───── The records ─────

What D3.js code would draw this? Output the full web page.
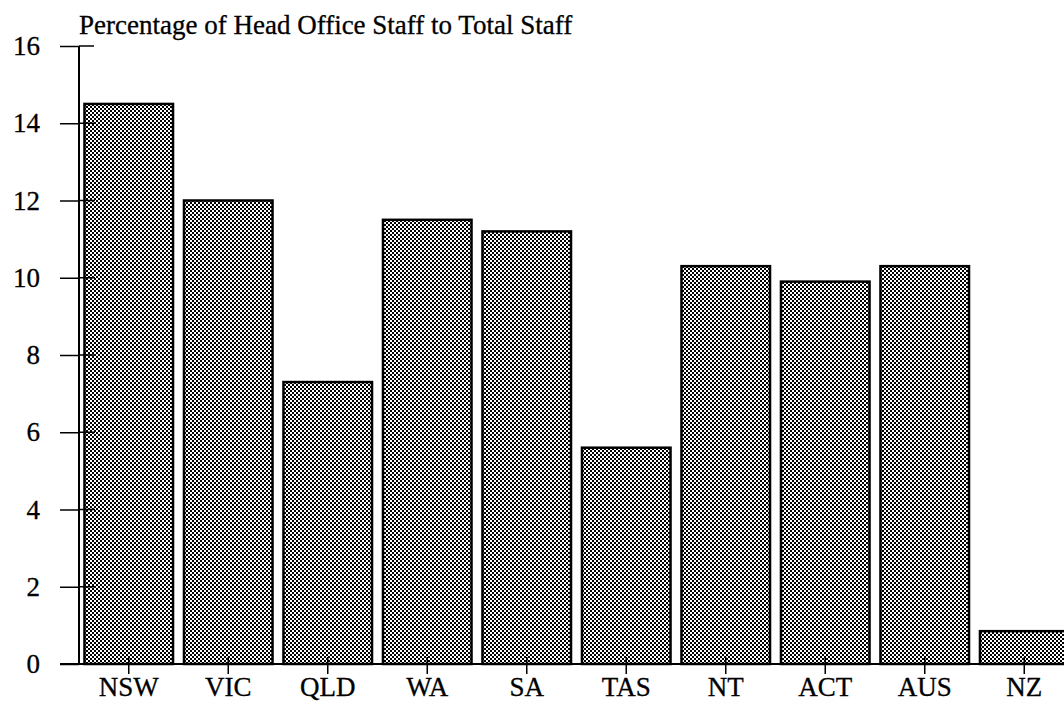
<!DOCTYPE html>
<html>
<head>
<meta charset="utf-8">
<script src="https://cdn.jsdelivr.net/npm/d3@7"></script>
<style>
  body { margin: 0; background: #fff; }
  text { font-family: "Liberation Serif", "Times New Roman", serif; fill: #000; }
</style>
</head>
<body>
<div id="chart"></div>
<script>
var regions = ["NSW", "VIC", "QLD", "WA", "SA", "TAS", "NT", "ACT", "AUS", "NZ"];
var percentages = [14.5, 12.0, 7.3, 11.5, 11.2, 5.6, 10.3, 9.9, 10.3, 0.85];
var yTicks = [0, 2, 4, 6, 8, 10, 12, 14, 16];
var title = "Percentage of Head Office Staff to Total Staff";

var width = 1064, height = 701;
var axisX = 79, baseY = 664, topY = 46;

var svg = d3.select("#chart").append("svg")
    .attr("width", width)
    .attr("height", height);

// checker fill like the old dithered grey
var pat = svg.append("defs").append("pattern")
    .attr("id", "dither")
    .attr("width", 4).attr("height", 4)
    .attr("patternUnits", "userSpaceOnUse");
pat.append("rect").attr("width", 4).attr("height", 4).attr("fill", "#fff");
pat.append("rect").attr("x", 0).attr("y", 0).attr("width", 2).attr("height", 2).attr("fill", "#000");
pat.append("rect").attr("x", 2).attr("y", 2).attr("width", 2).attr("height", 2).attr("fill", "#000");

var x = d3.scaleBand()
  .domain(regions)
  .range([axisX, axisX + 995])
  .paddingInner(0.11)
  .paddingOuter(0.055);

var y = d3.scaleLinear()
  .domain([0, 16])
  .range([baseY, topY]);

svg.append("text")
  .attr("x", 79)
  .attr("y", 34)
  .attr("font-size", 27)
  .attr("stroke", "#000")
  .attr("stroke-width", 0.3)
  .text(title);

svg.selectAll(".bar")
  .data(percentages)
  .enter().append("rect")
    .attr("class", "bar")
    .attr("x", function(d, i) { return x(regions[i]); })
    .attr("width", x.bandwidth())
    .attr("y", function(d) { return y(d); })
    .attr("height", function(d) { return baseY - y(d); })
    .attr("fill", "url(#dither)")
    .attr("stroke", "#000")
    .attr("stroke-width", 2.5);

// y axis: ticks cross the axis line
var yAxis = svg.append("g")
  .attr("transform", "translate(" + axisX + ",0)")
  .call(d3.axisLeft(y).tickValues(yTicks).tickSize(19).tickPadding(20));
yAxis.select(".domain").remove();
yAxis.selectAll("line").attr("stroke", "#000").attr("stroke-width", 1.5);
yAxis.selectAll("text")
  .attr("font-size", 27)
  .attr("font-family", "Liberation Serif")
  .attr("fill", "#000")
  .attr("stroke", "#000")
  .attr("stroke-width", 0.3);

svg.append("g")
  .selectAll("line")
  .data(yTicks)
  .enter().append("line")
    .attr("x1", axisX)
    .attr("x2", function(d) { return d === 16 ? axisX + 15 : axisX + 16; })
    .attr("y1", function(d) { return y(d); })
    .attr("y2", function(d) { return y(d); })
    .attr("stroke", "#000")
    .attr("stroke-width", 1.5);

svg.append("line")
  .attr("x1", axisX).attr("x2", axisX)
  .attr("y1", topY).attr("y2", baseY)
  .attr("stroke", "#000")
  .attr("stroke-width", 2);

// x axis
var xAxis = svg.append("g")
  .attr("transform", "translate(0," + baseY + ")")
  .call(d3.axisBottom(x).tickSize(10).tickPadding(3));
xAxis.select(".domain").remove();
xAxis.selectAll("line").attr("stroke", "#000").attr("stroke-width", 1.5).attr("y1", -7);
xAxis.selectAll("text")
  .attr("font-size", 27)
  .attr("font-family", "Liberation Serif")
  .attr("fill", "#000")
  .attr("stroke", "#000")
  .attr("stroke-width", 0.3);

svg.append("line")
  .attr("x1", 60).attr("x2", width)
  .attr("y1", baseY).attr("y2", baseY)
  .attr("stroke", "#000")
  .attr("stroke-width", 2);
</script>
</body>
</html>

─────
───── The records ─────

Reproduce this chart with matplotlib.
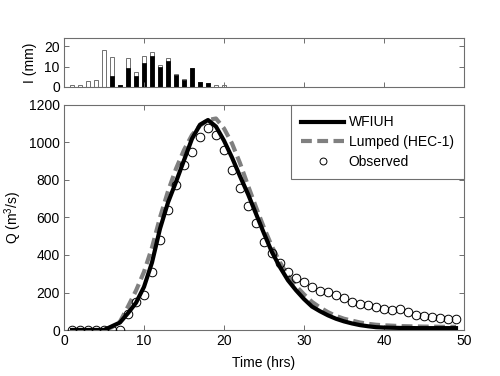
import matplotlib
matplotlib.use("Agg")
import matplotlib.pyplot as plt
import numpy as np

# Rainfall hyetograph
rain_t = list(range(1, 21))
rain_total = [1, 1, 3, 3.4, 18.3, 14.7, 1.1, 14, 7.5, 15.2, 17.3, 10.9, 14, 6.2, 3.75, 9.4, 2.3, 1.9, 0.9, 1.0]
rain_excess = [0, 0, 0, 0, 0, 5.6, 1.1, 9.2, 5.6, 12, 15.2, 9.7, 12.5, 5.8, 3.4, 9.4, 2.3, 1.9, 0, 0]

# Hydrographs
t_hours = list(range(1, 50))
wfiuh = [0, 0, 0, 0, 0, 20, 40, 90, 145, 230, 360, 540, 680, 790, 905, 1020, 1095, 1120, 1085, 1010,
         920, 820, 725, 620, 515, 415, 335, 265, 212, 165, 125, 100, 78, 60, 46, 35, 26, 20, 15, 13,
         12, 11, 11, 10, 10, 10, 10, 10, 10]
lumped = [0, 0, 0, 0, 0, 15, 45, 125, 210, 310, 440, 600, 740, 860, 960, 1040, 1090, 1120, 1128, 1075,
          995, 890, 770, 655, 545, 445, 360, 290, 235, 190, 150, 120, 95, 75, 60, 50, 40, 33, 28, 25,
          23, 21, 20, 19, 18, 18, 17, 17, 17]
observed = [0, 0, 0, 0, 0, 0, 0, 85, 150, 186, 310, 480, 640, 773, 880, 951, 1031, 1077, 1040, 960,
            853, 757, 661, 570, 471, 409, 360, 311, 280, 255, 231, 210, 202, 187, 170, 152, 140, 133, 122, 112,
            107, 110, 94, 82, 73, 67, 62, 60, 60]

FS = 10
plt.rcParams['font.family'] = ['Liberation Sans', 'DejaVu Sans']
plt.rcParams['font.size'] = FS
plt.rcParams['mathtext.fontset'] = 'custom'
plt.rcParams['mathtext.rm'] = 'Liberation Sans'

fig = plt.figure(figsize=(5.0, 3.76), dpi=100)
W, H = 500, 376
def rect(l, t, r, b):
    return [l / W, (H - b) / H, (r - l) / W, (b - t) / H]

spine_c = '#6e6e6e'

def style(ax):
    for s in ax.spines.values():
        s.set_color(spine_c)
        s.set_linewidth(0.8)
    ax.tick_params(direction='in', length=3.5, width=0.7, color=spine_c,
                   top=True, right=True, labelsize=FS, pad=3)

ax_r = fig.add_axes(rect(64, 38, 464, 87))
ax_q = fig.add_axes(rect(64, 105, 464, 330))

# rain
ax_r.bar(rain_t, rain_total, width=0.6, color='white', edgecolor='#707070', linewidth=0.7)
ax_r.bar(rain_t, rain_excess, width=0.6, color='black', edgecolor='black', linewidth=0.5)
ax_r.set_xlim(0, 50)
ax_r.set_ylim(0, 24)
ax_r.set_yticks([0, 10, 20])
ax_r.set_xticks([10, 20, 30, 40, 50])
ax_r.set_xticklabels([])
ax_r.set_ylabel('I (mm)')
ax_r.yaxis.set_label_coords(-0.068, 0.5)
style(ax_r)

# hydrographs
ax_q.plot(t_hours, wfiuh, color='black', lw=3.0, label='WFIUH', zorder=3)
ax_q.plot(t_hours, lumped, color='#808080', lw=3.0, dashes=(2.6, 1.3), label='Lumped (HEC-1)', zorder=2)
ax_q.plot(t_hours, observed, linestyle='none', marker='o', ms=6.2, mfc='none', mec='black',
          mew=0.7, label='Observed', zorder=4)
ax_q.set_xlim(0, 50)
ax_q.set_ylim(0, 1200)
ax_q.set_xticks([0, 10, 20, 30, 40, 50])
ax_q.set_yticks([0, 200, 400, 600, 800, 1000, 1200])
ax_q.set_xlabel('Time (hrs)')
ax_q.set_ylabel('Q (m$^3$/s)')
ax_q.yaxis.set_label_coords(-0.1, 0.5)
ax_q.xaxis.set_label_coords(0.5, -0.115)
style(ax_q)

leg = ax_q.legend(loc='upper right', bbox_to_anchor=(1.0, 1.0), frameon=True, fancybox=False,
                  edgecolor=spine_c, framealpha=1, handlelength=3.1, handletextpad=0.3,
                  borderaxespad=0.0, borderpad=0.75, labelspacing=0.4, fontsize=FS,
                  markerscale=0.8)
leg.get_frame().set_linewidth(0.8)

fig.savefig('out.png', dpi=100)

─────

Taking the material above, give again exactly the lines from the one holding "Reproduce this chart with matplotlib." through the one holding "plt.rcParams['mathtext.rm'] = 'Liberation", with both ends and without pictures.

Reproduce this chart with matplotlib.
import matplotlib
matplotlib.use("Agg")
import matplotlib.pyplot as plt
import numpy as np

# Rainfall hyetograph
rain_t = list(range(1, 21))
rain_total = [1, 1, 3, 3.4, 18.3, 14.7, 1.1, 14, 7.5, 15.2, 17.3, 10.9, 14, 6.2, 3.75, 9.4, 2.3, 1.9, 0.9, 1.0]
rain_excess = [0, 0, 0, 0, 0, 5.6, 1.1, 9.2, 5.6, 12, 15.2, 9.7, 12.5, 5.8, 3.4, 9.4, 2.3, 1.9, 0, 0]

# Hydrographs
t_hours = list(range(1, 50))
wfiuh = [0, 0, 0, 0, 0, 20, 40, 90, 145, 230, 360, 540, 680, 790, 905, 1020, 1095, 1120, 1085, 1010,
         920, 820, 725, 620, 515, 415, 335, 265, 212, 165, 125, 100, 78, 60, 46, 35, 26, 20, 15, 13,
         12, 11, 11, 10, 10, 10, 10, 10, 10]
lumped = [0, 0, 0, 0, 0, 15, 45, 125, 210, 310, 440, 600, 740, 860, 960, 1040, 1090, 1120, 1128, 1075,
          995, 890, 770, 655, 545, 445, 360, 290, 235, 190, 150, 120, 95, 75, 60, 50, 40, 33, 28, 25,
          23, 21, 20, 19, 18, 18, 17, 17, 17]
observed = [0, 0, 0, 0, 0, 0, 0, 85, 150, 186, 310, 480, 640, 773, 880, 951, 1031, 1077, 1040, 960,
            853, 757, 661, 570, 471, 409, 360, 311, 280, 255, 231, 210, 202, 187, 170, 152, 140, 133, 122, 112,
            107, 110, 94, 82, 73, 67, 62, 60, 60]

FS = 10
plt.rcParams['font.family'] = ['Liberation Sans', 'DejaVu Sans']
plt.rcParams['font.size'] = FS
plt.rcParams['mathtext.fontset'] = 'custom'
plt.rcParams['mathtext.rm'] = 'Liberation Sans'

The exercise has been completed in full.